Selon un rapport commandé en septembre 2012 par le ministère des transports au Conseil général de l'environnement et du développement durable (CGEDD) et à l'inspection générale des finances (IGF), beaucoup de choses dans le dossier du canal Seine-Nord sont à revoir.
"Les constats de la mission (...) soulignent l'ampleur des incertitudes, tant sur les coûts que sur les recettes, que comporte le projet SNE, et des risques financiers qui seraient supportés en dernier recours par le budget de l'Etat dans la configuration actuelle du projet", écrivent les rapporteurs, Michel Massoni pour la CGEDD et Vincent Lidsky de l'IGF.
"Ce qui a été envisagé, notamment au niveau des coûts, nous a semblé très hasardeux", explique Michel Massoni. Le projet, monté avant la crise économique, n'est en effet pas adapté à la donne économique actuelle. "Les conditions de financement des partenariats public-privé se sont durcies et les projets de fret sont très sensibles à la conjoncture économique", selon le rapporteur de le CGEDD.
Initialement estimé par Voies navigables de France (VNF) à 4,3 milliards d'euros, le coût actualisé du projet tournerait plutôt autour des 7 milliards.
Et le rapport de conclure que "l'évolution défavorable de tous les paramètres économiques et financiers du projet (dérive des coûts, impact de la crise sur les prévisions de trafic d'une part et les conditions de financement des partenariats public-privé d'autre part) devrait conduire à dégrader substantiellement le bilan socio-économique du projet établi en 2006, avec un risque réel de destruction de valeur pour la collectivité". En résumé: au regard des coûts réels et actualisés, les bénéfices d'un tel projet ne seront probablement pas aussi importants qu'escomptés.
Le rapport a été remis à Frédéric Cuvillier, le ministre des transports. Et le ministre est au diapason avec la CGEDD et l'IGF, notamment sur la question du financement.
Interrogé par Le Monde, Frédéric Cuvillier estime que "le coût du canal a été sous-évalué, les recettes ont été surestimées et le financement était tout simplement inatteignable, au point que les partenaires privés potentiels (Bouygues, Vinci) ont émis des doutes sur sa faisabilité.
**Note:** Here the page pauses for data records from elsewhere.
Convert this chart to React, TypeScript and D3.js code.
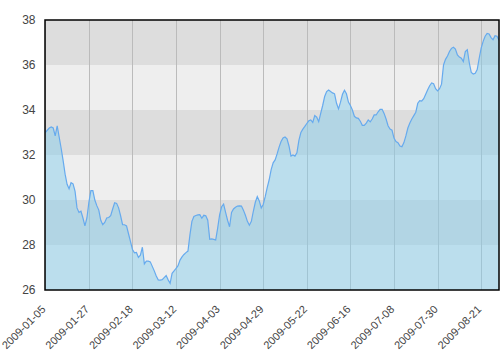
import React from "react";
import * as d3 from "d3";

const values: number[] = [
  33.0, 33.1, 33.2, 33.25, 33.2, 32.85, 33.3, 32.8, 32.3, 31.75,
  31.15, 30.7, 30.5, 30.77, 30.72, 30.4, 29.65, 29.45, 29.5, 29.2,
  28.85, 29.2, 29.9, 30.42, 30.42, 30.0, 29.75, 29.55, 29.1, 28.9,
  29.0, 29.2, 29.22, 29.3, 29.6, 29.88, 29.85, 29.65, 29.3, 28.9,
  28.9, 28.85, 28.5, 28.15, 27.8, 27.65, 27.67, 27.45, 27.55, 27.9,
  27.16, 27.28, 27.28, 27.25, 27.05, 26.85, 26.62, 26.45, 26.44, 26.46,
  26.55, 26.64, 26.45, 26.3, 26.74, 26.85, 26.96, 27.08, 27.33, 27.47,
  27.58, 27.66, 27.73, 28.45, 29.05, 29.27, 29.31, 29.34, 29.35, 29.19,
  29.32, 29.3, 29.1, 28.25, 28.27, 28.25, 28.22, 28.75, 29.35, 29.7,
  29.82, 29.45, 29.1, 28.81, 29.45, 29.6, 29.68, 29.73, 29.74, 29.73,
  29.55, 29.32, 29.05, 28.88, 29.05, 29.5, 29.9, 30.15, 29.96, 29.65,
  29.8, 30.15, 30.55, 30.9, 31.35, 31.65, 31.78, 32.05, 32.35, 32.6,
  32.76, 32.8, 32.72, 32.4, 31.95, 32.0, 31.95, 32.1, 32.65, 33.0,
  33.15, 33.27, 33.4, 33.52, 33.56, 33.45, 33.75, 33.68, 33.48, 33.85,
  34.2, 34.6, 34.82, 34.89, 34.82, 34.76, 34.72, 34.3, 34.05, 34.35,
  34.7, 34.88, 34.72, 34.35, 34.2, 34.0, 33.72, 33.65, 33.63, 33.5,
  33.32, 33.32, 33.42, 33.56, 33.47, 33.6, 33.78, 33.78, 33.92, 34.03,
  34.03, 33.85, 33.6, 33.3, 33.15, 33.1, 32.75, 32.6, 32.55, 32.4,
  32.37, 32.55, 32.85, 33.2, 33.42, 33.6, 33.75, 33.9, 34.3, 34.42,
  34.4, 34.5, 34.7, 34.9, 35.08, 35.2, 35.17, 34.95, 34.85, 34.95,
  35.15, 36.0, 36.25, 36.4, 36.6, 36.74, 36.79, 36.71, 36.45, 36.35,
  36.3, 36.15, 36.6, 36.68, 36.1, 35.67, 35.6, 35.63, 35.8, 36.3,
  36.75, 37.05, 37.28, 37.4, 37.38, 37.22, 37.12, 37.3, 37.28, 37.1,
];

const tickIndices: number[] = [0, 22, 44, 66, 88, 110, 132, 154, 176, 198, 220];
const tickLabels: string[] = [
  "2009-01-05", "2009-01-27", "2009-02-18", "2009-03-12", "2009-04-03",
  "2009-04-29", "2009-05-22", "2009-06-16", "2009-07-08", "2009-07-30", "2009-08-21",
];
const yTicks: number[] = [26, 28, 30, 32, 34, 36, 38];

const W = 500, H = 350;
const left = 45, right = 499, top = 20, bottom = 290;

export default function App() {
  const x = d3.scaleLinear().domain([0, values.length - 1]).range([left + 0.3, right]);
  const y = d3.scaleLinear().domain([26, 38]).range([bottom, top]);

  const area = d3.area<number>()
    .x((_, i) => x(i))
    .y0(bottom)
    .y1((d) => y(d));
  const line = d3.line<number>()
    .x((_, i) => x(i))
    .y((d) => y(d));

  const bands = yTicks.slice(0, -1).map((v, k) => ({ lo: v, hi: yTicks[k + 1], dark: k % 2 === 1 }));
  const font = "'Liberation Sans', Arial, sans-serif";

  return (
    <svg width={W} height={H} style={{ position: "absolute", left: 0, top: 0, background: "#fff" }}>
      <defs>
        <clipPath id="plot">
          <rect x={left} y={top} width={right - left} height={bottom - top} />
        </clipPath>
      </defs>
      {bands.map((b, k) => (
        <rect key={k} x={left} width={right - left} y={y(b.hi)} height={y(b.lo) - y(b.hi)}
          fill={b.dark ? "#dddddd" : "#eeeeee"} />
      ))}
      {tickIndices.map((t, k) => (
        <line key={k} x1={Math.round(x(t)) + 0.5} x2={Math.round(x(t)) + 0.5} y1={top} y2={bottom}
          stroke="#bbbbbb" strokeWidth={1} />
      ))}
      <g clipPath="url(#plot)">
        <path d={area(values) || ""} fill="#87ceeb" fillOpacity={0.5} />
        <path d={line(values) || ""} fill="none" stroke="#66aaee" strokeWidth={1.2} />
      </g>
      <rect x={left} y={top} width={right - left} height={bottom - top} fill="none" stroke="#000" strokeWidth={1.5} />
      {yTicks.map((v) => (
        <text key={v} x={35.5} y={y(v)} dy="0.35em" textAnchor="end" fontFamily={font} fontSize={12} fill="#444">
          {v}
        </text>
      ))}
      {tickIndices.map((t, k) => (
        <text key={k} transform={`translate(${x(t) + 1},${bottom + 20}) rotate(-45)`} textAnchor="end"
          fontFamily={font} fontSize={11} fill="#444">
          {tickLabels[k]}
        </text>
      ))}
    </svg>
  );
}
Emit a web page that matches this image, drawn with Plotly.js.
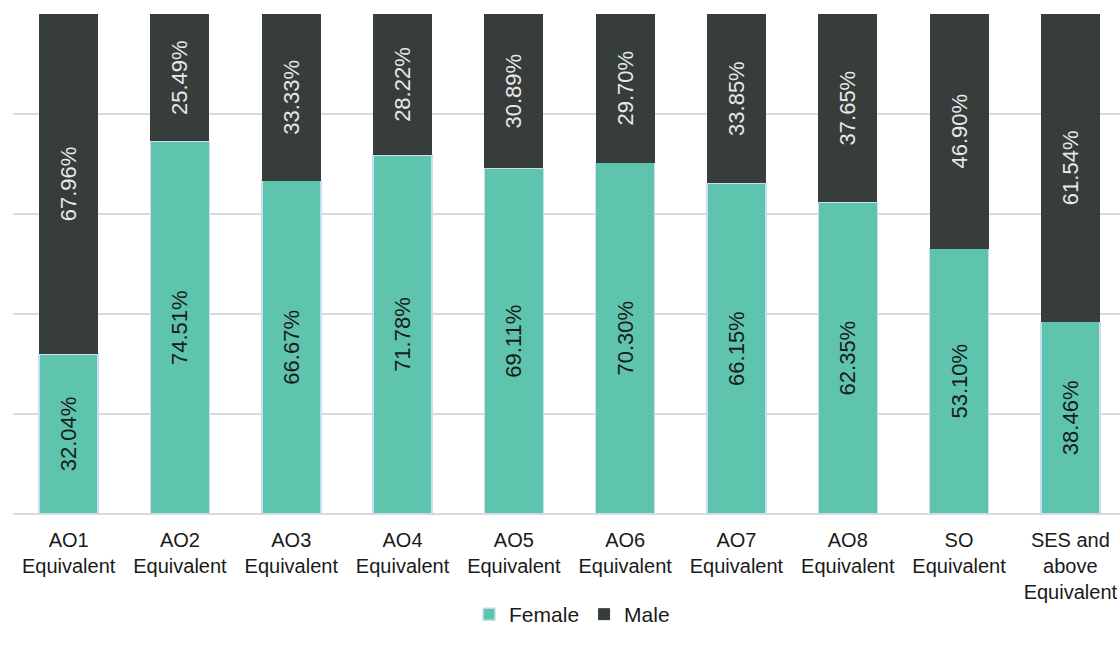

Ce dossier est un mirage qui a été porté au plus haut niveau de l'Etat : Nicolas Sarkozy a indiqué, en 2011, qu'il était financé à 97 %. En fait, j'ai trouvé un manque de financement de 2,6 milliards d'euros sur les quelque 4 milliards du coût alors estimé. Un coût évalué aujourd'hui à plus de 7 milliards."
Mais le ministre est pourtant décidé à "remettre le dossier sur pied".
Il a déjà quelques pistes de travail: faire passer la part de financement de l'Union Européenne à 30 % "sur la part publique (ndlr: ce à quoi s'est déjà dit prête Bruxelles), soit 1,3 milliard d'euros sur la période 2014-2020. Il faut amender le projet, limiter le nombre d'écluses, revoir le tracé... Les demandes de subventions doivent être prêtes d'ici au premier trimestre 2014. Il est possible également de mettre à contribution les bénéficiaires de ce canal, les Belges et les Néerlandais."